In fact, per the Innovation Report 2018 published by Lloyds, the global sharing economy is expected to grow to $335 billion (approximately £261 billion) by 2025. That’s considerable growth in comparison to 2014, when the estimated size of the global sharing economy was circa $15 billion (approximately £12 billion.)

This isn’t surprising when in theory the sharing economy is supposed to save resources, strengthen regional and local communities, cut costs, enable consumption for lower income groups, increase investments and provide new jobs. However, while there is a plethora of benefits to the sharing of assets and services, there is also countless risks.

In analysing Lloyd’s innovation report, British marketplace OnBuy.com wanted to share how American and British consumers feel toward the sharing economy and what they believe the risks and benefits are.

To achieve this, OnBuy designed graphics to showcase data collated by Lloyds from more than 3,000 US and UK consumers as well as representatives from 30 sharing economy companies.

In terms of benefits, both American and UK consumers believe ‘it can be cheaper for users’ - the number one benefit to the share economy, at 60% and 58% respectively.

Thereafter, it is clear American consumers are more enthused with other benefits, such as ‘it is more convenient for users’ and ‘it provides more flexibility for users’ at 52% apiece.

Comparably, just 39% of British consumers believe ‘you can earn money from your assets when you aren’t using them’. While 43% of American consumers would say the same.

In terms of risks, American consumers believe ‘there’s a risk to personal safety interacting with strangers’ which is cited as the number one risk to the share economy, at 60%.

While British consumers are caught between ‘there’s a risk to personal safety interacting with strangers’ (44%) and ‘there is no guarantee of the quality of the service or facilities (44%) in sharing their opinions on the number one risk.

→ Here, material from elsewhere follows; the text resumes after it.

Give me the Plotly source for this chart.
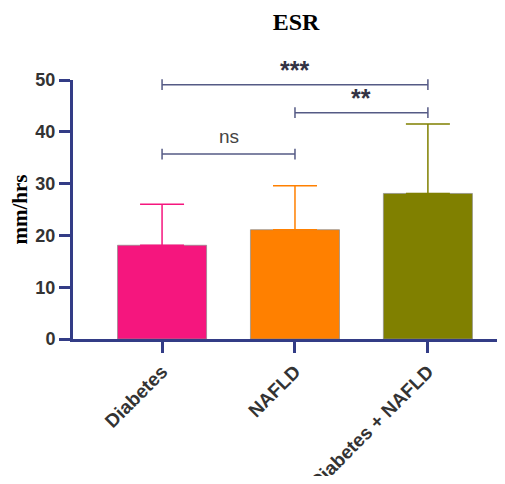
import plotly.graph_objects as go

categories = ["Diabetes", "NAFLD", "Diabetes + NAFLD"]
means = [18.1, 21.1, 28.1]
upper = [26.0, 29.6, 41.5]
colors = ["#F5167E", "#FF8000", "#808000"]
y_ticks = [0, 10, 20, 30, 40, 50]
y_max = 50
# significance brackets: (from index, to index, y level, label, label y)
brackets = [
    (0, 2, 49.1, "***", 52.0),
    (1, 2, 43.7, "**", 46.6),
    (0, 1, 35.7, "ns", 39.0),
]

axis_color = "#333C86"
bracket_color = "#555A85"

fig = go.Figure()
fig.add_trace(go.Bar(
    x=list(range(len(categories))),
    y=means,
    width=0.67,
    marker=dict(color=colors, line=dict(color="rgba(140,140,140,0.7)", width=1)),
    showlegend=False,
))
# per-bar error bars (upper only) with matching colors
for i, (m, u, c) in enumerate(zip(means, upper, colors)):
    fig.add_trace(go.Scatter(
        x=[i], y=[m], mode="markers",
        marker=dict(size=0.1, color="rgba(0,0,0,0)"),
        error_y=dict(type="data", symmetric=False, array=[u - m], arrayminus=[0],
                     color=c, thickness=1.5, width=22),
        showlegend=False, hoverinfo="skip",
    ))

shapes = []
annotations = []
for a, b, yv, lab, ly in brackets:
    shapes.append(dict(type="line", xref="x", yref="paper", x0=a, x1=b,
                       y0=yv / y_max, y1=yv / y_max,
                       line=dict(color=bracket_color, width=1.5)))
    for xe in (a, b):
        shapes.append(dict(type="line", xref="x", yref="paper", x0=xe, x1=xe,
                           y0=(yv - 1.05) / y_max, y1=(yv + 1.05) / y_max,
                           line=dict(color=bracket_color, width=1.5)))
    is_ns = lab == "ns"
    annotations.append(dict(
        x=(a + b) / 2, y=ly / y_max, xref="x", yref="paper",
        text=lab if is_ns else "<b>" + lab + "</b>",
        showarrow=False, yanchor="middle",
        font=dict(family="Liberation Sans, Arial", size=19 if is_ns else 25,
                  color="#444444" if is_ns else "#333344"),
    ))

# page body adds an 8px offset; layout compensates so the plot lands where the reference has it
W = 497
H = 468
fig.update_layout(
    width=W, height=H,
    margin=dict(l=65, r=0, t=72, b=137),
    plot_bgcolor="white", paper_bgcolor="white",
    title=dict(text="<b>ESR</b>", x=288 / W, xanchor="center", y=1 - 14 / H, yanchor="middle",
               font=dict(family="Liberation Serif, Times New Roman", size=24, color="black")),
    shapes=shapes,
    annotations=annotations,
)
fig.update_xaxes(
    range=[-0.67, 2.58], automargin=False,
    tickmode="array", tickvals=list(range(len(categories))),
    ticktext=["<b>" + c + "</b>" for c in categories],
    tickangle=-45,
    showline=True, linecolor=axis_color, linewidth=3,
    ticks="outside", ticklen=11, tickwidth=3, tickcolor=axis_color,
    showgrid=False, zeroline=False,
    tickfont=dict(family="Liberation Sans, Arial", size=19, color="#333333"),
)
fig.update_yaxes(
    range=[0, y_max], automargin=False,
    tickmode="array", tickvals=y_ticks, ticktext=["<b>%d</b>" % t for t in y_ticks],
    showline=True, linecolor=axis_color, linewidth=3,
    ticks="outside", ticklen=11, tickwidth=3, tickcolor=axis_color,
    showgrid=False, zeroline=False,
    tickfont=dict(family="Liberation Sans, Arial", size=18, color="#333333"),
    title=dict(text="<b>mm/hrs</b>", standoff=6,
               font=dict(family="Liberation Serif, Times New Roman", size=21, color="black")),
)

fig.write_html("out.html")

Other risk factors to consider include ‘people sharing their assets could have them damaged’ (American 46%; UK 42%) and ‘people sharing their assets could have them stolen’ (American 43%; UK 41%.)

Lastly, 37% of American consumers and 33% of British consumers agree ‘there aren’t sufficient safeguards or protections in place for users’ in the sharing economy.

Cas Paton, Managing Director of OnBuy.com, comments: “If the sharing economy is to reach the proposed $335 billion mark in 2025, the industry needs to thoroughly consider the opinions of consumers. Today, the way people spend money and interact with the everyday is changing. Companies need to match this change with innovative products which meet the needs and expectations of their customers.

To combat risk, Lloyds recommends sharing economy companies partner with insurers to enhance credibility, instil confidence and build trust to drive business growth and gain a competitive advantage. I truly believe this is the way forward. Especially considering 58% of American and UK consumers currently believe the risks outweigh the benefits of using sharing economy services.”